In response to:
Atrocities America Forgot from the June 6, 2019 issue
To the Editors:
In his review of Enrico Deaglio’s A True and Terrible Affair Between Sicily and America [NYR, June 6], Frank Viviano writes that the 1890 lynching of eleven Italian-Americans in New Orleans was “the single worst mass lynching in US history.”
Sadly, that grim statistic belongs to the now well-documented massacre of Mexicans living on the banks of the Rio Grande in the isolated village of Porvenir, Texas. On the evening of January 28, 1918, fifteen unarmed men and boys were rounded up and roped together by Texas Rangers and local ranchers, then led to a rock outcropping in the desert and shot dead. They were likely assisted by a troop of US Cavalry, which returned the next day to burn Porvenir to the ground.

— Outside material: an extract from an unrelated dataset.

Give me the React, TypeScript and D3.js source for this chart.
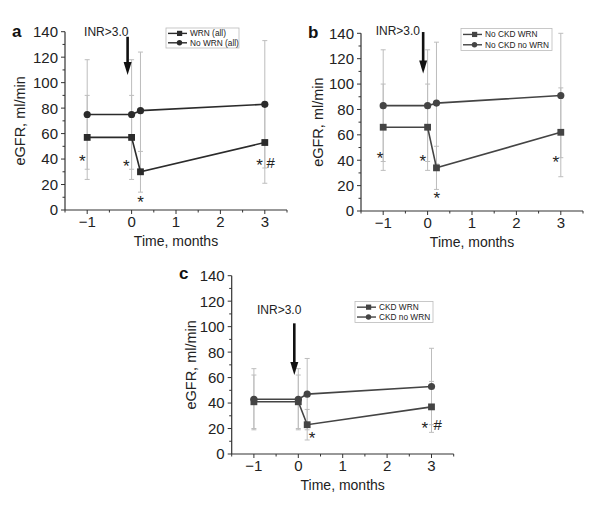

The lynching was allegedly in retaliation for a Christmas raid on the nearby Brite Ranch, but there was no evidence that any of the murdered men participated in that attack, which was probably carried out by Villistas or Carranzanistas.
The true motive for the killings has never been established but they were certainly part of the contemporaneous reign of terror, implemented by the Texas Rangers and their allies in other, more populous, parts of Texas that included lynching scores, if not hundreds, of Mexican-Americans—just not that many at once.